Stockholm's municipal digital archives contain tens of thousands of duplicate images — redundant photographs, scanned documents and planning visuals that have been stored multiple times across different city departments, according to discussions now circulating among officials and urban data professionals at Stadshuset. The problem, long treated as a low-priority housekeeping issue, has moved up the agenda as the city's broader digitisation push accelerates ahead of the 2027 urban development review cycle.
Why now? The city is midway through a major overhaul of its planning infrastructure, with Stadsbyggnadskontoret — the City Planning Office — consolidating records from at least a dozen district administrations into a single centralised system. When duplicate images appear in that system, they don't merely waste storage space. They create conflicting visual records of the same sites, leading to errors in planning applications and, in some cases, assessments based on outdated photographs of neighbourhoods that have changed substantially.

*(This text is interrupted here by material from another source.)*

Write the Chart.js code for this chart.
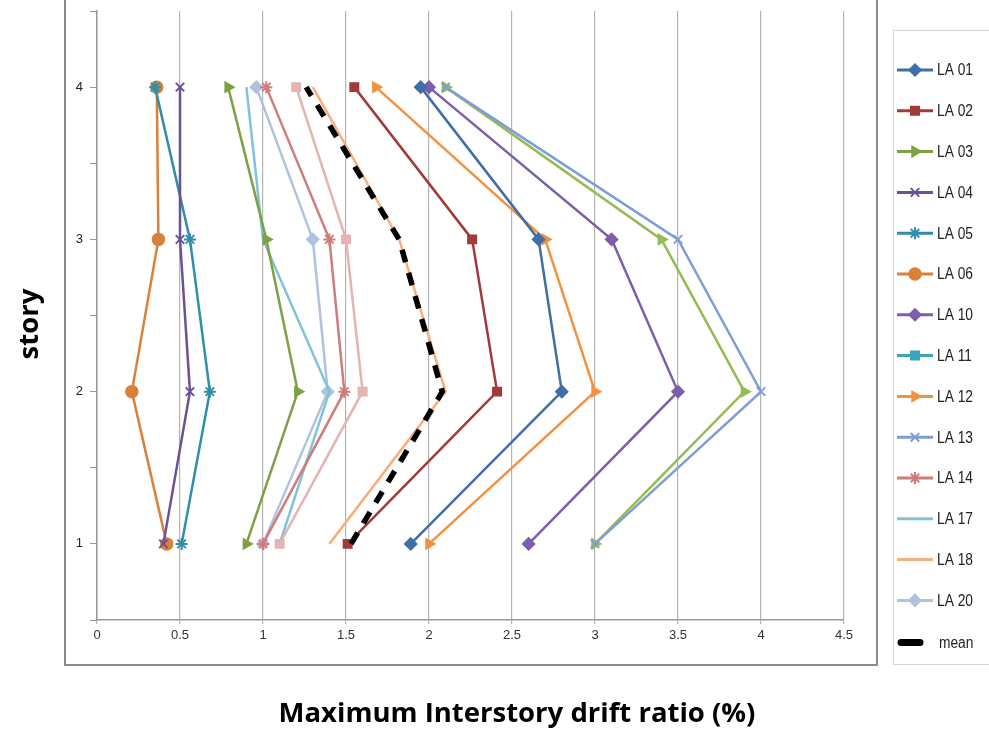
<!DOCTYPE html>
<html>
<head>
<meta charset="utf-8">
<script src="https://cdn.jsdelivr.net/npm/chart.js@4.4.1/dist/chart.umd.min.js"></script>
<style>
  html, body { margin: 0; padding: 0; background: #fff; }
  #wrap { position: relative; width: 989px; height: 736px; }
</style>
</head>
<body>
<div id="wrap"><canvas id="driftChart" width="989" height="736"></canvas></div>
<script>
// stories (y) and drift ratio values (x), listed story 1 -> 4
const stories = [1, 2, 3, 4];
const storyLabels = ['1', '2', '3', '4'];

const la01 = [1.89, 2.8, 2.66, 1.95];
const la02 = [1.51, 2.41, 2.26, 1.55];
const la03 = [0.9, 1.21, 1.02, 0.79];
const la04 = [0.4, 0.56, 0.5, 0.5];
const la05 = [0.51, 0.68, 0.56, 0.35];
const la06 = [0.42, 0.21, 0.37, 0.36];
const la10 = [2.6, 3.5, 3.1, 2.0];
const la11 = [1.1, 1.6, 1.5, 1.2];
const la12 = [2.0, 3.0, 2.7, 1.68];
const la13 = [3.0, 4.0, 3.5, 2.1];
const la14 = [1.0, 1.49, 1.4, 1.02];
const la17 = [1.1, 1.4, 1.0, 0.9];
const la18 = [1.4, 2.1, 1.82, 1.3];
const la20 = [1.0, 1.39, 1.3, 0.96];
const extraGreen = [3.0, 3.9, 3.4, 2.1];   // line without a legend entry
const meanDrift = [1.53, 2.08, 1.82, 1.26];

const toPoints = arr => arr.map((v, i) => ({ x: v, y: stories[i] }));

function series(label, values, color, style, extra) {
    return Object.assign({
        label: label,
        data: toPoints(values),
        showLine: true,
        borderColor: color,
        backgroundColor: color,
        borderWidth: 2.5,
        pointStyle: style || false,
        pointRadius: style ? 6 : 0,
        pointBorderWidth: 1.5,
        pointRotation: style === 'triangle' ? 90 : 0,
        inLegend: true
    }, extra || {});
}

const datasets = [
    series('LA 01', la01, '#3f6ea8', 'rectRot'),
    series('LA 02', la02, '#a33a3a', 'rect'),
    series('LA 03', la03, '#7fa146', 'triangle'),
    series('LA 04', la04, '#6b5296', 'crossRot', { pointBorderWidth: 2 }),
    series('LA 05', la05, '#2f8ea8', 'star', { pointBorderWidth: 2 }),
    series('LA 06', la06, '#d9803a', 'circle'),
    series('LA 10', la10, '#7c5eab', 'rectRot'),
    series('LA 11', la11, '#e3b4b3', 'rect', { legendColor: '#3aa4bf' }),
    series('LA 12', la12, '#f4913f', 'triangle'),
    series('LA 13', la13, '#7f9ed3', 'crossRot', { pointBorderWidth: 2 }),
    series('LA 14', la14, '#d07c7a', 'star', { pointBorderWidth: 2 }),
    series('LA 17', la17, '#7fc3d8', null),
    series('LA 18', la18, '#f9ae7c', null),
    series('LA 20', la20, '#b0c2de', 'rectRot'),
    series('', extraGreen, '#95bb55', 'triangle', { inLegend: false }),
    series('mean', meanDrift, '#000000', null, { borderWidth: 5.5, borderDash: [13, 11], order: -1 })
];

// outer frame, legend box and axis titles
const decorPlugin = {
    id: 'decor',
    afterDraw(chart) {
        const ctx = chart.ctx;
        ctx.save();
        // frame around plot
        ctx.strokeStyle = '#8c8c8c';
        ctx.lineWidth = 2;
        ctx.strokeRect(65, -2, 812, 667);

        // legend box
        ctx.strokeStyle = '#d4d4d4';
        ctx.lineWidth = 1;
        ctx.strokeRect(893.5, 30.5, 100, 634);

        let y = 70;
        chart.data.datasets.forEach(ds => {
            if (!ds.inLegend) return;
            const isMean = ds.label === 'mean';
            const col = ds.legendColor || ds.borderColor;
            ctx.strokeStyle = col;
            ctx.fillStyle = col;
            ctx.lineWidth = isMean ? 7 : 3;
            ctx.setLineDash([]);
            ctx.lineCap = isMean ? 'round' : 'butt';
            ctx.beginPath();
            ctx.moveTo(isMean ? 901 : 897, y);
            ctx.lineTo(isMean ? 920 : 933, y);
            ctx.stroke();
            if (ds.pointStyle) {
                ctx.lineWidth = ds.pointBorderWidth;
                Chart.helpers.drawPoint(ctx, {
                    pointStyle: ds.pointStyle,
                    radius: 6,
                    rotation: ds.pointRotation,
                    borderWidth: ds.pointBorderWidth
                }, 915, y);
            }
            // condensed label text
            ctx.save();
            ctx.translate(isMean ? 939 : 937, y + 1);
            ctx.scale(0.86, 1);
            ctx.fillStyle = '#222';
            ctx.font = '16px "Liberation Sans", sans-serif';
            ctx.textAlign = 'left';
            ctx.textBaseline = 'middle';
            ctx.fillText(ds.label, 0, 0);
            ctx.restore();
            y += ds.label === 'LA 20' ? 42 : 40.8;
        });

        // axis titles
        ctx.fillStyle = '#000';
        ctx.font = 'bold 27.5px "Open Sans", "Liberation Sans", sans-serif';
        ctx.textAlign = 'center';
        ctx.textBaseline = 'middle';
        ctx.fillText('Maximum Interstory drift ratio (%)', 517, 714);
        ctx.translate(30, 324);
        ctx.rotate(-Math.PI / 2);
        ctx.fillText('story', 0, 0);
        ctx.restore();
    }
};

new Chart(document.getElementById('driftChart'), {
    type: 'scatter',
    data: { datasets: datasets },
    plugins: [decorPlugin],
    options: {
        responsive: false,
        animation: false,
        devicePixelRatio: 1,
        layout: { padding: { left: 52, right: 145, top: 11, bottom: 86 } },
        plugins: {
            legend: { display: false },
            tooltip: { enabled: false }
        },
        scales: {
            x: {
                type: 'linear',
                min: 0,
                max: 4.5,
                ticks: {
                    stepSize: 0.5,
                    color: '#333',
                    font: { family: "'Liberation Sans', sans-serif", size: 13 },
                    padding: 4,
                    callback: v => String(v)
                },
                grid: { color: '#b4b4b4', lineWidth: 1.2, tickLength: 4 },
                border: { color: '#9a9a9a', width: 1.5 },
                afterFit: s => { s.height = 30; }
            },
            y: {
                type: 'linear',
                min: 0.5,
                max: 4.5,
                ticks: {
                    stepSize: 0.5,
                    color: '#222',
                    font: { family: "'Liberation Sans', sans-serif", size: 13 },
                    padding: 7,
                    callback: v => Number.isInteger(v) ? storyLabels[v - 1] : ''
                },
                grid: { drawOnChartArea: false, color: '#9a9a9a', tickLength: 7 },
                border: { color: '#9a9a9a', width: 1.5 },
                afterFit: s => { s.width = 45; s.paddingTop = 0; s.paddingBottom = 0; }
            }
        }
    }
});
</script>
</body>
</html>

What the Experts Are Saying
Professionals working in geographic information systems and municipal data management have flagged the issue repeatedly at forums organised by Lantmäteriet, the Swedish mapping and cadastral authority. The concern is not abstract. In districts like Hammarby Sjöstad and Telefonplan — both undergoing continued densification — planning officers have reportedly encountered situations where multiple versions of the same site photograph, taken years apart, existed under identical or near-identical file names in the city's archive system. Without reliable image deduplication, it becomes harder to establish a clear chronological record of a development site.
Kungliga Tekniska Högskolan, known as KTH, has a research group focused on urban informatics that has been examining how Swedish cities manage visual data in planning workflows. Researchers there have pointed to deduplication as one of several technical gaps that municipalities need to close before AI-assisted planning tools can be deployed responsibly. The argument is straightforward: if the underlying image data is dirty, any automated analysis built on top of it will produce unreliable outputs.
The Swedish Association of Local Authorities and Regions, SKR, published guidance in March 2026 recommending that all municipalities with populations above 100,000 conduct a full audit of their digital image repositories by the end of 2026. Stockholm, with a population now exceeding 1 million in the greater urban area, falls squarely within that recommendation. SKR's guidance does not carry legal force, but it is widely treated as a benchmark by municipal procurement and IT departments across the country.
Costs and Consequences
Storage is not cheap at scale. Municipal IT administrators have pointed out in internal discussions at Tekniska nämndhuset that redundant image files can represent a measurable share of overall cloud storage costs — and Stockholm's city IT budget has faced pressure since a 2025 audit recommended a 12 percent efficiency saving across digital infrastructure spending by the end of fiscal year 2026.
Beyond budget, the professional reputation of city planners is at stake. Stadsbyggnadskontoret handles roughly 4,500 planning and building permit applications per year, and visual documentation forms part of the evidentiary record in a significant proportion of them. If an applicant or an appeals body finds that the city's own archive contains contradictory image records of the same site, it weakens the authority of the planning process itself.
Officials are now looking at two parallel tracks. The first is a technical fix: deploying automated deduplication software across the archive system, a process that vendors consulted by city IT staff estimate could take three to six months to run and verify across a repository of the current size. The second is procedural — establishing clearer file-naming conventions and upload protocols so the problem does not rebuild itself over time.
For residents in rapidly changing neighbourhoods like Hagastaden and Slakthusområdet, where planning applications land frequently and the visual record of a site matters enormously to residents challenging or supporting development proposals, the stakes are tangible. City officials have indicated that a formal timeline for addressing the duplicate image problem will be set out in the autumn session of the city executive committee. Until then, archivists are working manually through the highest-priority planning zones first.